Airlines fail to deliver customer satisfaction when it comes to dealing with delays and flight cancellations. This emerges from a survey by AirHelp, the world's largest air passenger rights organization. The passengers surveyed rated their satisfaction with the airlines in terms of support during flight interruptions an average of just 3,13 out of 10 points.
If there are delays of more than two hours, the operating airline has to provide meals and drinks to the passengers at the airport - many people don't know that. The majority of passengers surveyed (82 percent) were not informed of their rights during their flight interruption; only 37 percent of passengers were guaranteed basic supplies such as food and drink during the interruption. 15 percent of them only received this when they asked for it. The biggest problems for affected passengers are long waits (73 percent), arriving at their destination at an inconvenient time (71 percent) and stress (68 percent).
Only 74 percent of passengers with canceled flights received the benefits they were entitled to
Passengers affected by flight cancellations are entitled to alternative transportation or a full refund of the flight price. 74 percent of those surveyed also received these options. However, 33 percent of them only did so after they had asked about it. If necessary, the airlines must also provide accommodation and enable transport there: According to the survey, only 27 percent of those surveyed were provided accommodation, while 20 percent had transport there paid for.
Flight interruptions often result in high additional costs for passengers
72 percent of the passengers surveyed have additional expenses due to flight delays that they had not planned for. An additional 46 percent of passengers even incurred losses due to delays due to loss of income or unreimbursed expenses. These costs amount to an average of 362,50 euros. Most passengers (59 percent) spend money on food and drink – an average of 51 euros. For 32 percent, additional costs arise from local transport, which averages 61 euros. This could be, for example, the routes to the airport and back. The most expensive, however, are the expenses for replacement flights or alternative means of transport (average 360 euros) and accommodation (198 euros), for which 18 and 15 percent of those surveyed had to spend money.

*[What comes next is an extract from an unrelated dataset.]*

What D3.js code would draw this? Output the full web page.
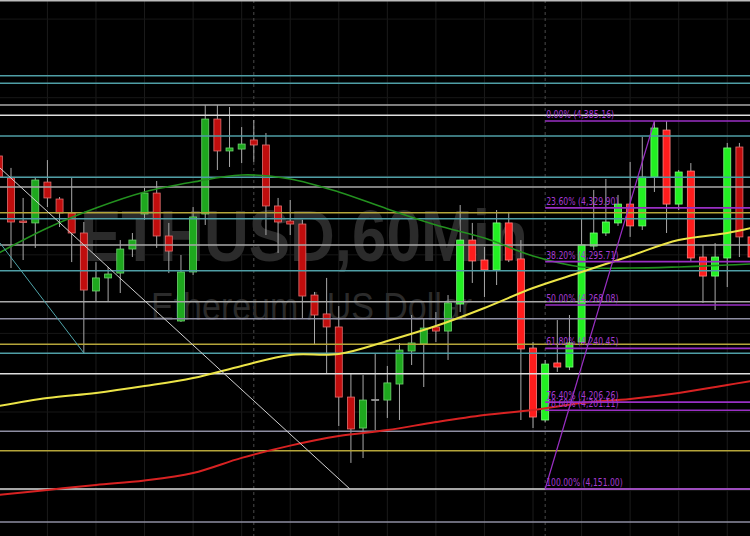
<!DOCTYPE html>
<html><head><meta charset="utf-8">
<script src="https://cdn.jsdelivr.net/npm/d3@7"></script>
<style>html,body{margin:0;padding:0;background:#000;overflow:hidden}</style>
</head><body><svg id="c" width="750" height="536"></svg>
<script>
// ---- data (ETHUSD 60-minute candles) ----
const candleIdx = d3.range(-1, 62);
const opens  = [4362.9,4348.9,4321.5,4320.3,4346.3,4335.5,4326.6,4313.9,4277.0,4285.3,4288.4,4303.7,4326.0,4339.3,4312.0,4257.9,4289.1,4326.0,4386.4,4366.1,4367.3,4373.1,4369.9,4331.1,4321.5,4319.6,4274.4,4262.4,4254.1,4209.5,4189.8,4207.95,4207.6,4217.8,4238.8,4243.3,4254.1,4251.5,4268.7,4309.4,4296.7,4290.4,4320.3,4297.4,4240.7,4194.9,4231.2,4228.6,4244.5,4305.6,4313.9,4320.3,4332.3,4318.4,4349.5,4379.4,4332.3,4353.3,4298.6,4286.5,4298.0,4368.6,4311.4];
const highs  = [4366.7,4355.3,4336.2,4349.5,4360.3,4336.8,4349.5,4320.9,4295.4,4292.3,4309.4,4313.9,4342.5,4347.0,4320.3,4299.9,4330.4,4395.3,4395.3,4394.1,4381.3,4385.8,4377.5,4336.2,4334.9,4322.2,4276.4,4285.3,4267.4,4224.8,4223.5,4236.9,4229.3,4243.9,4261.7,4259.8,4263.6,4274.4,4331.7,4320.3,4305.0,4328.5,4327.3,4309.4,4244.5,4233.1,4258.5,4261.7,4323.4,4341.3,4348.3,4338.1,4359.1,4375.0,4385.16,4385.16,4354.0,4358.4,4306.3,4307.5,4371.2,4371.2,4315.8];
const lows   = [4347.6,4291.6,4296.7,4304.4,4330.4,4317.7,4295.4,4237.5,4270.6,4270.0,4275.7,4298.6,4322.2,4304.4,4288.4,4257.3,4287.2,4319.0,4354.0,4355.9,4358.4,4359.1,4312.6,4301.2,4312.6,4259.8,4242.6,4224.8,4191.1,4167.6,4170.7,4188.5,4196.2,4194.9,4229.9,4215.9,4244.5,4233.1,4263.6,4282.1,4273.2,4280.8,4295.4,4194.9,4189.8,4193.6,4225.5,4226.7,4242.6,4303.1,4312.0,4318.4,4311.4,4315.8,4340.0,4313.9,4328.5,4295.4,4269.4,4264.9,4279.5,4298.6,4295.4];
const closes = [4349.5,4320.9,4320.6,4347.6,4336.2,4326.6,4313.9,4277.6,4285.3,4287.8,4303.7,4309.4,4339.3,4312.0,4302.4,4289.1,4324.1,4386.4,4366.1,4368.0,4370.5,4369.9,4331.1,4320.9,4319.6,4273.8,4261.7,4254.1,4209.5,4189.2,4207.6,4207.95,4218.5,4239.4,4243.9,4253.4,4251.5,4269.4,4309.4,4296.1,4290.4,4320.3,4296.7,4240.1,4196.8,4230.5,4228.6,4243.9,4306.3,4313.9,4320.9,4332.3,4318.4,4349.5,4380.7,4332.3,4352.7,4298.0,4286.5,4298.6,4368.0,4311.4,4298.6];

// moving averages, read at every 4th candle
const maIdx    = [-1,3,7,11,15,19,23,27,31,35,39,43,47,51,55,59,61];
const maGreen  = [4301.2,4317.1,4329.8,4340.0,4346.3,4350.8,4348.3,4340.0,4329.2,4319.0,4310.7,4299.3,4292.3,4291.6,4292.3,4293.5,4294.2];
const maYellow = [4203.8,4208.9,4212.1,4216.5,4221.6,4229.3,4236.3,4236.9,4245.2,4254.7,4266.2,4278.9,4289.1,4299.3,4309.4,4313.9,4317.1];
const maRed    = [4147.2,4150.4,4153.6,4156.4,4161.2,4170.8,4178.6,4184.7,4188.5,4193.6,4198.1,4201.3,4205.7,4208.3,4212.1,4217.2,4219.7];

// horizontal support / resistance levels
const tealLevels   = [4413.98,4409.15,4375.62,4349.34,4322.99,4289.91,4237.35];
const grayLevels   = [4395.34,4343.16,4306.26,4270.18];
const slateLevels  = [4259.36,4187.72,4130.01];
const whiteLevels  = [4388.79,4224.37,4151.00];
const yellowLevels = [4326.81,4243.08,4175.37];

// Fibonacci retracement
const fibPrices = [4385.16,4329.90,4295.71,4268.08,4240.45,4206.26,4201.11,4151.00];
const fibLabels = ["0.00% (4,385.16)","23.60% (4,329.90)","38.20% (4,295.71)","50.00% (4,268.08)","61.80% (4,240.45)","76.40% (4,206.26)","78.60% (4,201.11)","100.00% (4,151.00)"];
const fibStartIdx = 44, fibHighIdx = 53;

// trend lines [idx1, price1, idx2, price2]
const whiteTrend = [-0.906, 4355.25, 27.92, 4151.0];
const tealTrend  = [-0.906, 4307.53, 6, 4237.55];

const daySeparators = [20, 44];
const gridIdx = d3.range(3, 62, 4);
const gridPrices = d3.range(4150, 4451, 50);

// ---- drawing ----
const W = 750, H = 536;
const svg = d3.select("#c");
const x = d3.scaleLinear().domain([0, 60]).range([11, 739.4]);
const y = d3.scaleLinear().domain([4151.0, 4385.16]).range([489, 121]);

svg.append("rect").attr("width", W).attr("height", H).attr("fill", "#000");

// grid
svg.append("g").selectAll("line").data(gridIdx).join("line")
  .attr("x1", d => x(d)).attr("x2", d => x(d)).attr("y1", 0).attr("y2", H)
  .attr("stroke", "#1b1b1b").attr("stroke-width", 1);
svg.append("g").selectAll("line").data(gridPrices).join("line")
  .attr("x1", 0).attr("x2", W).attr("y1", d => y(d)).attr("y2", d => y(d))
  .attr("stroke", "#171717").attr("stroke-width", 1);
svg.append("g").selectAll("line").data(daySeparators).join("line")
  .attr("x1", d => x(d)).attr("x2", d => x(d)).attr("y1", 0).attr("y2", H)
  .attr("stroke", "#4a4a4a").attr("stroke-width", 1).attr("stroke-dasharray", "3,3");

// watermark (horizontally condensed like the source screenshot)
svg.append("text").text("ETHUSD,60Min")
  .attr("transform", "translate(80,261) scale(1,1.18)")
  .attr("font-family", "Liberation Sans, Arial, sans-serif")
  .attr("font-weight", "bold").attr("font-size", 62).attr("fill", "#2b2b2b");
svg.append("text").text("Ethereum / US Dollar")
  .attr("transform", "translate(151,320) scale(1,1.12)")
  .attr("font-family", "Liberation Sans, Arial, sans-serif")
  .attr("font-size", 34).attr("fill", "#2b2b2b");

// candles
const candles = candleIdx.map((i, k) => ({i, o: opens[k], h: highs[k], l: lows[k], c: closes[k]}));
const bw = 7;
function colors(d) {
  if (d.o === d.c) return {fill: "#9a9a9a", stroke: "#9a9a9a"};
  const up = d.c > d.o;
  const bright = d.i >= 37 && d.i !== 60;
  if (up) return bright ? {fill: "#22f022", stroke: "#7dff7d"} : {fill: "#1ea81e", stroke: "#6fd36f"};
  return bright ? {fill: "#ff1c1c", stroke: "#ff8080"} : {fill: "#c00d0d", stroke: "#e07070"};
}
const cg = svg.append("g");
cg.selectAll("line").data(candles).join("line")
  .attr("x1", d => x(d.i)).attr("x2", d => x(d.i))
  .attr("y1", d => y(d.h)).attr("y2", d => y(d.l))
  .attr("stroke", "#a8a8a8").attr("stroke-width", 1);
cg.selectAll("rect").data(candles).join("rect")
  .attr("x", d => x(d.i) - bw / 2)
  .attr("y", d => y(Math.max(d.o, d.c)))
  .attr("width", bw)
  .attr("height", d => Math.max(1, Math.abs(y(d.o) - y(d.c))))
  .attr("fill", d => colors(d).fill).attr("stroke", d => colors(d).stroke).attr("stroke-width", 0.8);

// horizontal levels
function levels(arr, color, w) {
  svg.append("g").selectAll("line").data(arr).join("line")
    .attr("x1", 0).attr("x2", W).attr("y1", d => y(d)).attr("y2", d => y(d))
    .attr("stroke", color).attr("stroke-width", w);
}
levels(tealLevels, "#4f9ea6", 1.6);
levels(grayLevels, "#a9a9a9", 1.6);
levels(slateLevels, "#8e8ea2", 1.6);
levels(whiteLevels, "#dedede", 1.6);
levels(yellowLevels, "#b5a53a", 1.6);

// top frame
svg.append("line").attr("x1", 0).attr("x2", W).attr("y1", 0.75).attr("y2", 0.75)
  .attr("stroke", "#bdbdbd").attr("stroke-width", 1.5);

// moving averages
function ma(vals, color, w) {
  const line = d3.line().x((d, k) => x(maIdx[k])).y(d => y(d)).curve(d3.curveCatmullRom.alpha(0.5));
  svg.append("path").datum(vals).attr("d", line).attr("fill", "none")
    .attr("stroke", color).attr("stroke-width", w);
}
ma(maGreen, "#23911f", 1.6);
ma(maYellow, "#ece447", 2);
ma(maRed, "#d82222", 2);

// trend lines
function trend(t, color) {
  svg.append("line").attr("x1", x(t[0])).attr("y1", y(t[1])).attr("x2", x(t[2])).attr("y2", y(t[3]))
    .attr("stroke", color).attr("stroke-width", 1);
}
trend(whiteTrend, "#d0d0d0");
trend(tealTrend, "#4fa4aa");

// fibonacci
const fibColor = "#9a2fc4";
const fg = svg.append("g");
fg.selectAll("line").data(fibPrices).join("line")
  .attr("x1", x(fibStartIdx)).attr("x2", W).attr("y1", d => y(d)).attr("y2", d => y(d))
  .attr("stroke", fibColor).attr("stroke-width", 1.6);
fg.append("line").attr("x1", x(fibStartIdx)).attr("y1", y(fibPrices[7]))
  .attr("x2", x(fibHighIdx)).attr("y2", y(fibPrices[0]))
  .attr("stroke", fibColor).attr("stroke-width", 1.2);
fg.selectAll("text").data(fibLabels).join("text")
  .text(d => d)
  .attr("x", x(fibStartIdx) + 1).attr("y", (d, k) => y(fibPrices[k]) - 3)
  .attr("font-family", "Liberation Sans Narrow, DejaVu Sans Condensed, Arial, sans-serif")
  .attr("font-size", 11).attr("fill", "#a43ad0")
  .attr("textLength", d => d.length * 4.25).attr("lengthAdjust", "spacingAndGlyphs");
</script>
</body></html>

Tomasz Pawliszyn, CEO of AirHelp, commented on the survey results: “It is important that passengers know their rights so that they are not stuck with unnecessary costs. According to the survey, proactive support from airlines would lead to a significant improvement in average passenger satisfaction of 3,13. Compensation payments initiated by the airlines themselves could increase passenger satisfaction by 79 percent. It should be a matter of course for airlines to take care of affected passengers and not permanently lose them as customers due to a lack of information and support in the event of flight delays and cancellations, which are already annoying.”